How do I do my first pull-up if I can't do any?

Build it with a short ladder of progressions trained twice a week: dead hangs for grip, scapular pulls for the first inch of the movement, slow 3-to-5-second negatives for raw pulling strength, and band-assisted reps plus heavy rows to train the full pull. Most people get their first strict rep within a few weeks of consistent work.

How long does it take to get a pull-up?

For most people training the pattern twice a week, the first strict pull-up arrives in roughly four to twelve weeks, depending on starting strength and bodyweight. It often shows up suddenly: your negatives slow down, your band gets thinner, and then one day your chin clears the bar with no help. Track your hang time, negative control, and band thickness to see the progress before the rep lands.

Are negatives or band-assisted pull-ups better for beginners?

Use both, because they train different halves of the movement. Negatives build strength in the lowering phase through the full range you can't yet pull, while band-assisted reps train the lifting phase with the most help at the bottom where you're weakest.

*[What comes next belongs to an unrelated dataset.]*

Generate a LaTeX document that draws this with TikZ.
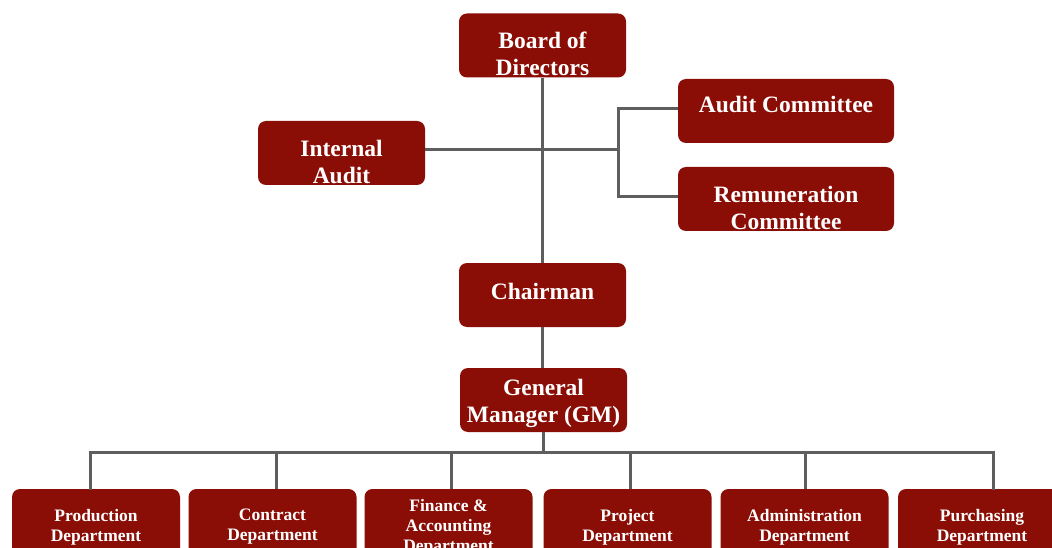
\documentclass[tikz,border=0pt]{standalone}
\usepackage{fontspec}
\setmainfont{Liberation Serif}
\usepackage{tikz}
\usetikzlibrary{}
\definecolor{boxred}{HTML}{8A0E06}
\definecolor{linkgray}{HTML}{5E5E5E}
\tikzset{
	unit/.style={fill=boxred,draw=none,rounded corners=8pt,text=white,align=center,inner sep=0pt,
		font=\fontsize{23.5}{27}\selectfont\bfseries,minimum width=167pt,minimum height=64pt},
	dept/.style={unit,font=\fontsize{17.5}{20}\selectfont\bfseries,minimum width=168pt,minimum height=76pt},
	lowtext/.style={text height=#1,text depth=0pt},
	link/.style={draw=linkgray,line width=3pt}
}
\begin{document}
\begin{tikzpicture}[x=1pt,y=-1pt]
		\clip (0,0) rectangle (1052,548);
		\fill[white] (0,0) rectangle (1052,548);
		
		\node[unit,lowtext=61pt] (board) at (542.5,45.5) {Board of\\Directors};
		\node[unit,lowtext=61pt] (intaudit) at (341.5,153) {Internal\\Audit};
		\node[unit,minimum width=216pt,text depth=14pt] (auditcom) at (786,111) {Audit Committee};
		\node[unit,minimum width=216pt,lowtext=61pt] (remcom) at (786,199) {Remuneration\\Committee};
		\node[unit,text depth=8pt] (chair) at (542.5,295) {Chairman};
		\node[unit,lowtext=44pt] (gm) at (543.5,400) {General\\Manager (GM)};
		
		\node[dept] (prod) at (96,527) {Production\\Department};
		\node[dept] (contract) at (272.5,527) {Contract\\Department};
		\node[dept] (finance) at (448.5,527) {Finance \&\\Accounting\\Department};
		\node[dept] (project) at (627.5,527) {Project\\Department};
		\node[dept] (admin) at (804.5,527) {Administration\\Department};
		\node[dept] (purch) at (982,527) {Purchasing\\Department};
		
		\coordinate (fork) at (618,150);
		\coordinate (bus) at (543,452);
		
		\draw[link] (board.south) -- (board.south |- chair.north);
		\draw[link] (chair.south) -- (chair.south |- gm.north);
		\draw[link] ([yshift=3pt]intaudit.east) -- (fork);
		\draw[link] ([yshift=2pt]auditcom.west) -| (fork) |- ([yshift=2pt]remcom.west);
		
		\draw[link] (gm.south) -- (gm.south |- bus);
		\draw[link,line cap=rect] ([xshift=-6pt]prod.north) |- ([xshift=11pt]purch.north |- bus) -- ([xshift=11pt]purch.north);
		\draw[link] ([xshift=4pt]contract.north) -- ++(0,-37);
		\draw[link] ([xshift=2.5pt]finance.north) -- ++(0,-37);
		\draw[link] ([xshift=2.5pt]project.north) -- ++(0,-37);
		\draw[link] ([xshift=0.5pt]admin.north) -- ++(0,-37);
	\end{tikzpicture}
\end{document}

Pair them with heavy rows for back volume and you cover everything the pull-up demands.

Why is grip important for pull-ups?

A pull-up is only as strong as your ability to stay on the bar. If your hands fail before your back tires, your lats never get a fair chance to finish the rep. Dead hangs, built up toward 30 seconds, fix this directly by training grip endurance and teaching your shoulders to stay active under load.